Quantitative analysis suggests the optimal exposure to foreign assets to be in the 30-40% range at the risk level of a South African high-equity multi-asset portfolio, and 20-30% for a low-equity multi-asset portfolio. The previous 30% offshore limit in terms of Regulation 28 could therefore be viewed as resulting in a less-than-optimal portfolio, and the increased allowance should allow investors to improve the efficiency of their portfolios.
The figures set out above should provide guidance for long-term strategic asset allocation. However, at times when there is wide dispersion in valuation levels across asset classes – the primary driver of future expected returns – consideration should be given to medium-term tactical tilts.
For example, the chart below shows the forward price-to-earnings (P/E) ratio of South African shares versus developed market shares. One could argue that the elevated prices of commodities have artificially depressed the forward P/E ratio of the local market, and we therefore also include the ratio for the JSE Financials and Industrials Index (FINDI), which excludes mining shares. It is noteworthy how local shares have become relatively cheap versus developed market shares since 2015.
The local versus offshore debate should also consider the investment cycle, with commodity prices playing a crucial role in determining the relative performance of South African assets versus global assets. Local shares have historically outperformed in periods of high commodity inflation.
Turning to fixed interest, we’ve now finally started to see a reversal of the multi-decade decline in yields in most of the developed world. However, inflation-adjusted yields in our local bond market remain attractive relative to developed markets. For example, investors in 10-year inflation-linked South African government bonds will receive a yield of 4.1% above local inflation, compared to only 0.3% in the US and a negative 1.4% in Germany.

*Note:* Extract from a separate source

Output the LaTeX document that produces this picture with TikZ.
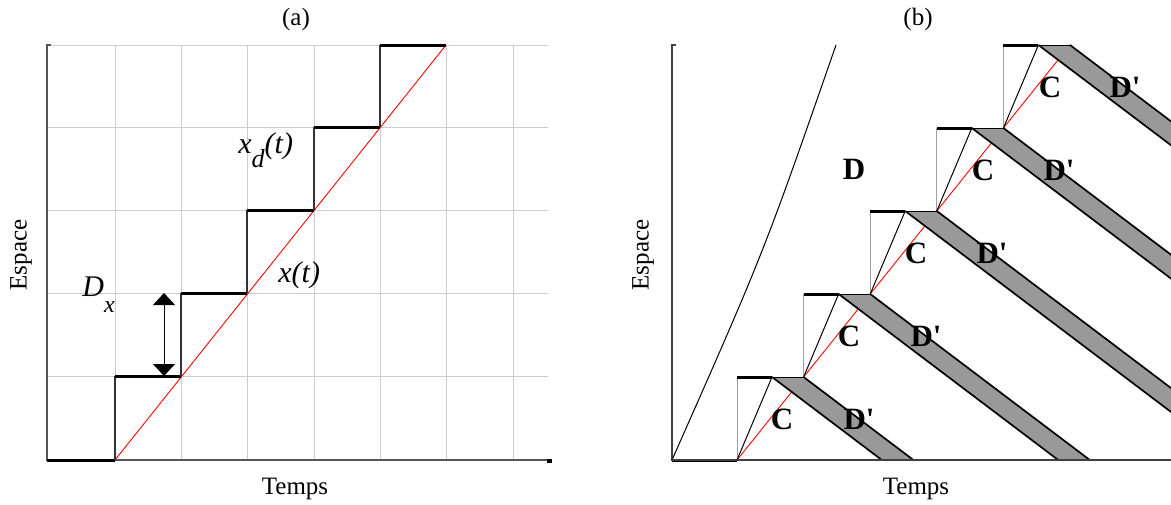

The strength of the rand when funds are externalised will also have a long-term impact on investment performance. Ideally, one wants to buy offshore assets when you have a strong local currency with which to buy them. We have found the purchasing power parity (PPP) rate (adjusted for the historical risk premia associated with the rand) to be a good indicator of the long-term fair value of our currency. The chart below shows how the rand has traded relative to this measure. At present, it seems to be slightly overvalued relative to the euro and pound (favouring increased allocation to these currencies), while being around 15% undervalued to the US dollar.
In summary, while the higher foreign investment limit in retirement fund portfolios improves the opportunity set for investors, it does come after a period of sustained underperformance of our local market relative to global markets, in particular the US. With relatively attractive valuation levels and higher interest rates in South Africa, as well as a history of outperformance during global inflationary periods, the stage looks set for an improved relative performance of local assets.
On the other hand, South Africa remains very small in terms of the global investment opportunity set, and carries its own country-specific risks and structural challenges. By widening the investment universe, we believe that we can still position the portfolios for our view of the investment cycle, find undervalued assets and diversify South Africa-specific risk.
At Sanlam Private Wealth, we’ll continue to actively manage our Regulation 28-compliant portfolios and seek to capitalise on the revised investment parameters in a prudent manner. We’ll also ensure that the portfolios are well diversified to navigate a world in which unexpected events are likely to arise – which often create new opportunities for investment.